Resource of information
As it was explained in this 6th National ELT conference, testing is not only an unidirectional process or a simple feedback tool, but the way that makes it possible to check the relationship between what is taught and what is learnt. As a result, tests can help analyze students' learning and progress and also allow teachers to find out about their weaknesses and strengths as well as the programs they are following.
Then, the question is: how to help students in the improvement of their English communicative competence?, and if possible, in which way do we have to lead and develop processes and mechanisms to avoid the use of evaluation as a "revenge" tool? It is imperative to understand that testing has to be student centered, and that students and teachers' roles have to be changed. So, it is of radical importance to change our traditional educational system to become teachers really committed to the socio-cultural changes in modern times.
Testing and Testers' Suspicion
Each and every day we are all engaged in evaluation and even if evaluation is part of our daily life, it is equally true, that this one is one of the most complex issues in the process of teaching and learning. The results of different analysis, exposed during the conferences, have shown that "traditional" forms of testing result inoperative and sometimes useless, apparently because they do not consider neither the student's reality nor a common ground. They, in this way, cause the promotion of students to higher levels without the required elements. If the formal tests do not provide valid and reliable information because of their poor quality or their lack of validity, it is impossible to measure students' progress.
Conclusions of a Successful Event
Evaluation and feedback on a student's progress are enormously important both to students and teachers. Students need information on their overall progress to make long range plans. Teachers need to make evaluations to advise students, to make support decisions, and to give them recommendations. But evaluation and assessment are not an easy thing. They are processes which involve making judgments and decisions based on interpretation of evidence, knowledge and experience.

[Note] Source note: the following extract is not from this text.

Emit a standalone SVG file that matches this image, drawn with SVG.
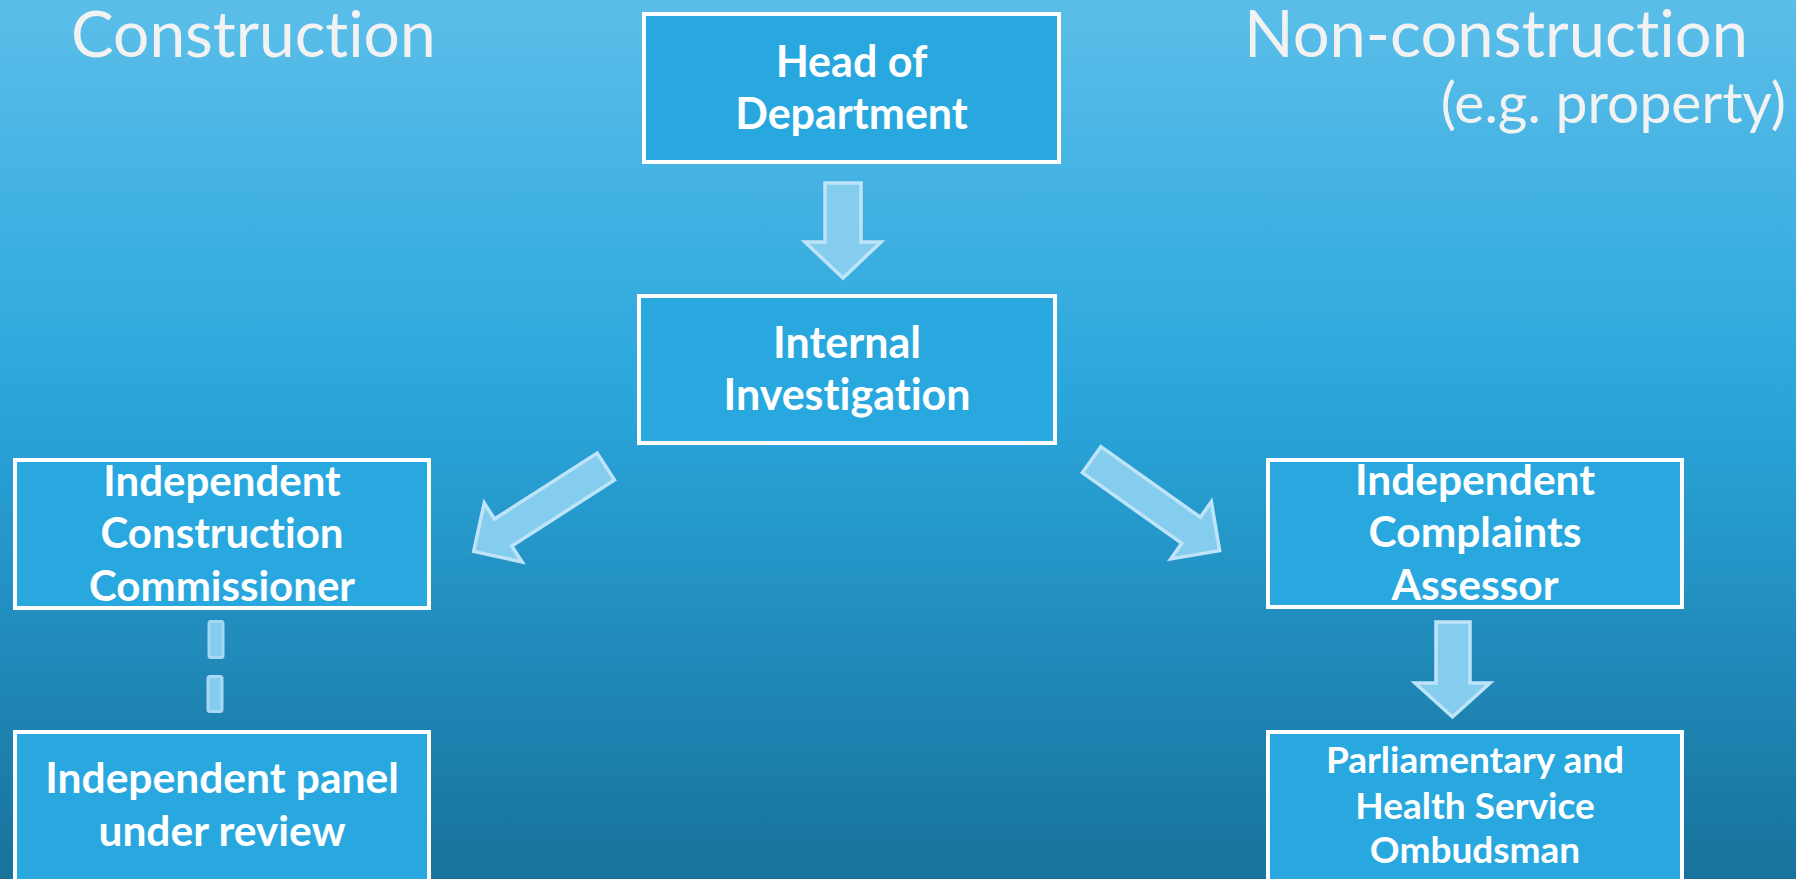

It is clear that making judgments about students’ performance is, and will always be, a daunting topic. Nevertheless, one thing that can be drawn as a final conclusion of this event: When evaluation is seen as an opportunity to promote learning rather than as a final judgment, it can show learners their real strengths and abilities as well as the way they can develop further, redirect efforts, make plans, and, finally, the manner of establishing personal and learning goals.